*INSTRUCTIONS TO FOLLOW*. Pictures excluded, return the lines below from the first through the line holding "const markY = [122.7, 99.5, 60.7];".

*COLLECTED MATERIAL*.
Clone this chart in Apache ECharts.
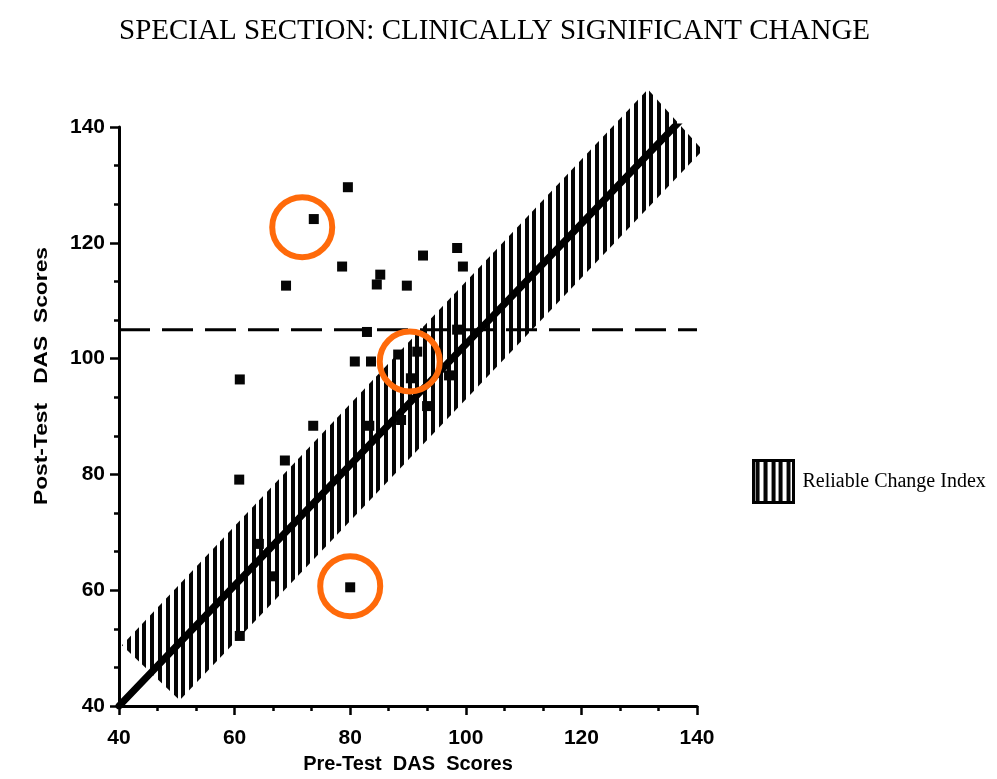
<!DOCTYPE html>
<html>
<head>
<meta charset="utf-8">
<script src="https://cdn.jsdelivr.net/npm/echarts@6/dist/echarts.min.js"></script>
<style>
  html, body { margin: 0; padding: 0; background: #fff; }
  #chart { width: 997px; height: 779px; }
</style>
</head>
<body>
<div id="chart"></div>
<script>
// Pre-test vs post-test DAS scores, one point per client
const preScores  = [73.7, 79.6, 68.9, 78.6, 85.2, 84.6, 89.8, 92.6, 98.5, 99.5,
                    82.9, 98.5, 80.8, 83.6, 88.3, 91.6, 90.5, 97.1, 93.3, 88.8,
                    83.3, 73.6, 60.9, 68.7, 60.8, 64.2, 66.6, 60.9, 80.0];
const postScores = [124.1, 129.6, 112.6, 115.9, 114.5, 112.8, 112.6, 117.8, 119.1, 115.9,
                    104.6, 105.0, 99.5, 99.5, 100.7, 101.2, 96.6, 97.1, 91.8, 89.4,
                    88.4, 88.4, 96.4, 82.4, 79.1, 68.0, 62.4, 52.1, 60.5];

// No-change diagonal (pre = post)
const diagX = [40, 137];
const diagY = [40, 141];

// Reliable Change Index band around the diagonal (corner points)
const bandX = [40.5, 131.5, 141, 50.5];
const bandY = [50.5, 146.5, 136, 41];

// Cutoff for the functional (clinical) range
const cutoffX = [40, 140];
const cutoffY = [105, 105];

// Highlighted clients
const markX = [71.7, 90.3, 80.0];
const markY = [122.7, 99.5, 60.7];

const axisTicks = { min: 40, max: 140, interval: 20 };
const titleText = 'SPECIAL SECTION: CLINICALLY SIGNIFICANT CHANGE';
const xName = 'Pre-Test  DAS  Scores';
const yName = 'Post-Test   DAS  Scores';
const bandName = 'Reliable Change Index';

// vertical hatch texture for the RCI band
function hatchPattern() {
  const c = document.createElement('canvas');
  c.width = 39; c.height = 8;
  const ctx = c.getContext('2d');
  ctx.fillStyle = '#ffffff';
  ctx.fillRect(0, 0, c.width, c.height);
  ctx.fillStyle = '#050505';
  for (let i = 0; i < 5; i++) {
    ctx.fillRect(Math.round(i * 7.8) + 2, 0, 4, c.height);
  }
  return { image: c, repeat: 'repeat' };
}
const hatch = hatchPattern();

const zip = (a, b) => a.map((v, i) => [v, b[i]]);

const chart = echarts.init(document.getElementById('chart'), null, { renderer: 'canvas' });

const axisCommon = {
  type: 'value',
  min: axisTicks.min, max: axisTicks.max, interval: axisTicks.interval,
  axisLine: { show: true, lineStyle: { color: '#000', width: 3 } },
  axisTick: { show: true, length: 9, lineStyle: { color: '#000', width: 2.5 } },
  minorTick: { show: true, splitNumber: 3, length: 5, lineStyle: { color: '#000', width: 2.5 } },
  splitLine: { show: false },
  axisLabel: { color: '#000', fontFamily: 'Liberation Sans', fontWeight: 'bold', fontSize: 21 }
};

chart.setOption({
  backgroundColor: '#fff',
  animation: false,
  title: {
    text: titleText,
    left: 114, top: 12,
    textStyle: { fontFamily: 'Liberation Serif', fontWeight: 'normal', fontSize: 29, color: '#000' }
  },
  legend: {
    left: 752, top: 459,
    padding: 0,
    orient: 'vertical',
    itemWidth: 40, itemHeight: 42,
    selectedMode: false,
    textStyle: { fontFamily: 'Liberation Serif', fontSize: 20, color: '#000', padding: [0, 0, 0, 4] },
    data: [{ name: bandName, icon: 'rect', itemStyle: { color: hatch, borderColor: '#000', borderWidth: 3 } }]
  },
  grid: { left: 119, right: 300, top: 127, bottom: 68, containLabel: false },
  xAxis: Object.assign({}, axisCommon, {
    name: xName, nameLocation: 'middle', nameGap: 48,
    nameTextStyle: { fontFamily: 'Liberation Sans', fontWeight: 'bold', fontSize: 20, color: '#000' },
    axisLabel: Object.assign({}, axisCommon.axisLabel, { margin: 22 })
  }),
  yAxis: Object.assign({}, axisCommon, {
    axisLabel: Object.assign({}, axisCommon.axisLabel, { margin: 14 })
  }),
  graphic: [{
    type: 'text',
    left: 32, top: 247,
    rotation: Math.PI / 2,
    scaleX: 1.2,
    style: { text: yName, fontFamily: 'Liberation Sans', fontWeight: 'bold', fontSize: 19, fill: '#000' }
  }],
  series: [
    {
      name: bandName,
      type: 'custom',
      coordinateSystem: 'cartesian2d',
      data: zip(bandX, bandY),
      itemStyle: { color: hatch },
      z: 1,
      renderItem: function (params, api) {
        if (params.dataIndex !== 0) return null;
        const pts = bandX.map((x, i) => api.coord([x, bandY[i]]));
        return { type: 'polygon', shape: { points: pts }, style: { fill: hatch, stroke: null } };
      },
      silent: true
    },
    {
      type: 'line',
      data: zip(diagX, diagY),
      symbol: 'none',
      lineStyle: { color: '#000', width: 7, cap: 'round' },
      z: 3, silent: true
    },
    {
      type: 'line',
      data: zip(cutoffX, cutoffY),
      symbol: 'none',
      lineStyle: { color: '#000', width: 3, type: [31, 12] },
      z: 3, silent: true
    },
    {
      type: 'scatter',
      data: zip(preScores, postScores),
      symbol: 'rect',
      symbolSize: 10,
      itemStyle: { color: '#050505', opacity: 1 },
      z: 4, silent: true
    },
    {
      type: 'scatter',
      data: zip(markX, markY),
      symbol: 'circle',
      symbolSize: 60,
      itemStyle: { color: 'rgba(0,0,0,0)', borderColor: '#ff6a0a', borderWidth: 6, opacity: 1 },
      z: 5, silent: true
    }
  ]
});
</script>
</body>
</html>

*ANSWER TO THE TASK*.
Clone this chart in Apache ECharts.
<!DOCTYPE html>
<html>
<head>
<meta charset="utf-8">
<script src="https://cdn.jsdelivr.net/npm/echarts@6/dist/echarts.min.js"></script>
<style>
  html, body { margin: 0; padding: 0; background: #fff; }
  #chart { width: 997px; height: 779px; }
</style>
</head>
<body>
<div id="chart"></div>
<script>
// Pre-test vs post-test DAS scores, one point per client
const preScores  = [73.7, 79.6, 68.9, 78.6, 85.2, 84.6, 89.8, 92.6, 98.5, 99.5,
                    82.9, 98.5, 80.8, 83.6, 88.3, 91.6, 90.5, 97.1, 93.3, 88.8,
                    83.3, 73.6, 60.9, 68.7, 60.8, 64.2, 66.6, 60.9, 80.0];
const postScores = [124.1, 129.6, 112.6, 115.9, 114.5, 112.8, 112.6, 117.8, 119.1, 115.9,
                    104.6, 105.0, 99.5, 99.5, 100.7, 101.2, 96.6, 97.1, 91.8, 89.4,
                    88.4, 88.4, 96.4, 82.4, 79.1, 68.0, 62.4, 52.1, 60.5];

// No-change diagonal (pre = post)
const diagX = [40, 137];
const diagY = [40, 141];

// Reliable Change Index band around the diagonal (corner points)
const bandX = [40.5, 131.5, 141, 50.5];
const bandY = [50.5, 146.5, 136, 41];

// Cutoff for the functional (clinical) range
const cutoffX = [40, 140];
const cutoffY = [105, 105];

// Highlighted clients
const markX = [71.7, 90.3, 80.0];
const markY = [122.7, 99.5, 60.7];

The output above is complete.